▸ Direction
Copy out the data below as written; omit any images.

▸ Dataset excerpt

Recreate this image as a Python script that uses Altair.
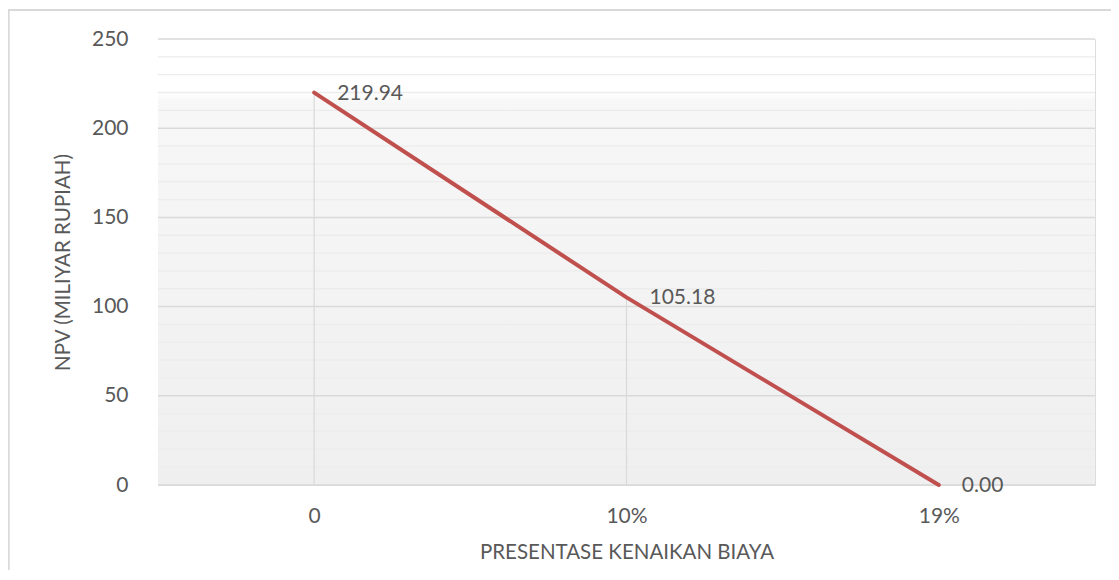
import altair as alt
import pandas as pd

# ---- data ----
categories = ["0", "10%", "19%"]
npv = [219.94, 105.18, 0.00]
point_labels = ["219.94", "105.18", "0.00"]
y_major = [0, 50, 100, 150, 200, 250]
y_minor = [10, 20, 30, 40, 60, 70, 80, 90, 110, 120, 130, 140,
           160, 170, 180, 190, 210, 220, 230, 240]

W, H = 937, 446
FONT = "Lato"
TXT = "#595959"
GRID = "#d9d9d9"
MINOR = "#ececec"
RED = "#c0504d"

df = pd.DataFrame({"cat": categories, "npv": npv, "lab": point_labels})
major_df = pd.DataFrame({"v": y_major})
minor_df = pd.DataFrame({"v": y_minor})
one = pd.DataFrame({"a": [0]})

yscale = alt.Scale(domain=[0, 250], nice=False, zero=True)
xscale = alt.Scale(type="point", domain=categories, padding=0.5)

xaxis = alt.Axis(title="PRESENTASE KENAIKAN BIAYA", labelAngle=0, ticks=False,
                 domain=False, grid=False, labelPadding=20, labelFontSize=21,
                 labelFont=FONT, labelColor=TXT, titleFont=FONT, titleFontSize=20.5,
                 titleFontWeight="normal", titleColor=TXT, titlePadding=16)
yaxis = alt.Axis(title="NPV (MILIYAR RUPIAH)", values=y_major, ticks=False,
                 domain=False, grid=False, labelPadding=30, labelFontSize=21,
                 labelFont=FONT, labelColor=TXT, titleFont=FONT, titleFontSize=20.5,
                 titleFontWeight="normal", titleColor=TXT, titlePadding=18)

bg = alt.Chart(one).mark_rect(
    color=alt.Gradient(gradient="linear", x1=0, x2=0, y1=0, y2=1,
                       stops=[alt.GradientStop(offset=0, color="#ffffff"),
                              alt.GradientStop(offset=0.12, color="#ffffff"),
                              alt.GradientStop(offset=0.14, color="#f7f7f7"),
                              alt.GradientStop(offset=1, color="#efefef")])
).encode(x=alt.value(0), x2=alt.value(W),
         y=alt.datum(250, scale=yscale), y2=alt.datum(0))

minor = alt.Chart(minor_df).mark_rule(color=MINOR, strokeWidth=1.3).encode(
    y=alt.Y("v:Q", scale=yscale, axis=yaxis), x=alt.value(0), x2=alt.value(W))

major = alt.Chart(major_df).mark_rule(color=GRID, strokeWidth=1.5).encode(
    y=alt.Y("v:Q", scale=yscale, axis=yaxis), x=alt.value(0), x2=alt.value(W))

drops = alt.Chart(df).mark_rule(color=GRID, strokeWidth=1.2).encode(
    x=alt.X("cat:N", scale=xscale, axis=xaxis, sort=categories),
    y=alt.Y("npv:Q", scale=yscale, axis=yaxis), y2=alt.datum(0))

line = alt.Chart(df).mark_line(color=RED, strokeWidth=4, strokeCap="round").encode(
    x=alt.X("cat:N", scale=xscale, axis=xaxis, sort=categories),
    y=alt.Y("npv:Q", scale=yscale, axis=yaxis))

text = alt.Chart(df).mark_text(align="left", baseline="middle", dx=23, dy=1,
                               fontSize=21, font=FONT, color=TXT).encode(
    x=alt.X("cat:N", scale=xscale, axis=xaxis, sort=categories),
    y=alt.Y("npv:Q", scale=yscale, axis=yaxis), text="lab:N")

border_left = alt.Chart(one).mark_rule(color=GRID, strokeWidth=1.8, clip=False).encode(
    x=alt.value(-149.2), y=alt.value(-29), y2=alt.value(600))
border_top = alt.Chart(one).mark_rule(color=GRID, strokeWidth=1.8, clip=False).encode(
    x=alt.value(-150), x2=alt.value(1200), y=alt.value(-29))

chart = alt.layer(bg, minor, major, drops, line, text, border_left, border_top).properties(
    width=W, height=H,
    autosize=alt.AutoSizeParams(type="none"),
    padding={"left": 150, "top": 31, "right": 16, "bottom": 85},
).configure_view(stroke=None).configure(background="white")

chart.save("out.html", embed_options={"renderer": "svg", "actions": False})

▸ Right answer
Recreate this image as a Python script that uses Altair.
import altair as alt
import pandas as pd

# ---- data ----
categories = ["0", "10%", "19%"]
npv = [219.94, 105.18, 0.00]
point_labels = ["219.94", "105.18", "0.00"]
y_major = [0, 50, 100, 150, 200, 250]
y_minor = [10, 20, 30, 40, 60, 70, 80, 90, 110, 120, 130, 140,
           160, 170, 180, 190, 210, 220, 230, 240]

W, H = 937, 446
FONT = "Lato"
TXT = "#595959"
GRID = "#d9d9d9"
MINOR = "#ececec"
RED = "#c0504d"

df = pd.DataFrame({"cat": categories, "npv": npv, "lab": point_labels})
major_df = pd.DataFrame({"v": y_major})
minor_df = pd.DataFrame({"v": y_minor})
one = pd.DataFrame({"a": [0]})

yscale = alt.Scale(domain=[0, 250], nice=False, zero=True)
xscale = alt.Scale(type="point", domain=categories, padding=0.5)

xaxis = alt.Axis(title="PRESENTASE KENAIKAN BIAYA", labelAngle=0, ticks=False,
                 domain=False, grid=False, labelPadding=20, labelFontSize=21,
                 labelFont=FONT, labelColor=TXT, titleFont=FONT, titleFontSize=20.5,
                 titleFontWeight="normal", titleColor=TXT, titlePadding=16)
yaxis = alt.Axis(title="NPV (MILIYAR RUPIAH)", values=y_major, ticks=False,
                 domain=False, grid=False, labelPadding=30, labelFontSize=21,
                 labelFont=FONT, labelColor=TXT, titleFont=FONT, titleFontSize=20.5,
                 titleFontWeight="normal", titleColor=TXT, titlePadding=18)

bg = alt.Chart(one).mark_rect(
    color=alt.Gradient(gradient="linear", x1=0, x2=0, y1=0, y2=1,
                       stops=[alt.GradientStop(offset=0, color="#ffffff"),
                              alt.GradientStop(offset=0.12, color="#ffffff"),
                              alt.GradientStop(offset=0.14, color="#f7f7f7"),
                              alt.GradientStop(offset=1, color="#efefef")])
).encode(x=alt.value(0), x2=alt.value(W),
         y=alt.datum(250, scale=yscale), y2=alt.datum(0))

minor = alt.Chart(minor_df).mark_rule(color=MINOR, strokeWidth=1.3).encode(
    y=alt.Y("v:Q", scale=yscale, axis=yaxis), x=alt.value(0), x2=alt.value(W))

major = alt.Chart(major_df).mark_rule(color=GRID, strokeWidth=1.5).encode(
    y=alt.Y("v:Q", scale=yscale, axis=yaxis), x=alt.value(0), x2=alt.value(W))

drops = alt.Chart(df).mark_rule(color=GRID, strokeWidth=1.2).encode(
    x=alt.X("cat:N", scale=xscale, axis=xaxis, sort=categories),
    y=alt.Y("npv:Q", scale=yscale, axis=yaxis), y2=alt.datum(0))

line = alt.Chart(df).mark_line(color=RED, strokeWidth=4, strokeCap="round").encode(
    x=alt.X("cat:N", scale=xscale, axis=xaxis, sort=categories),
    y=alt.Y("npv:Q", scale=yscale, axis=yaxis))

text = alt.Chart(df).mark_text(align="left", baseline="middle", dx=23, dy=1,
                               fontSize=21, font=FONT, color=TXT).encode(
    x=alt.X("cat:N", scale=xscale, axis=xaxis, sort=categories),
    y=alt.Y("npv:Q", scale=yscale, axis=yaxis), text="lab:N")

border_left = alt.Chart(one).mark_rule(color=GRID, strokeWidth=1.8, clip=False).encode(
    x=alt.value(-149.2), y=alt.value(-29), y2=alt.value(600))
border_top = alt.Chart(one).mark_rule(color=GRID, strokeWidth=1.8, clip=False).encode(
    x=alt.value(-150), x2=alt.value(1200), y=alt.value(-29))

chart = alt.layer(bg, minor, major, drops, line, text, border_left, border_top).properties(
    width=W, height=H,
    autosize=alt.AutoSizeParams(type="none"),
    padding={"left": 150, "top": 31, "right": 16, "bottom": 85},
).configure_view(stroke=None).configure(background="white")

chart.save("out.html", embed_options={"renderer": "svg", "actions": False})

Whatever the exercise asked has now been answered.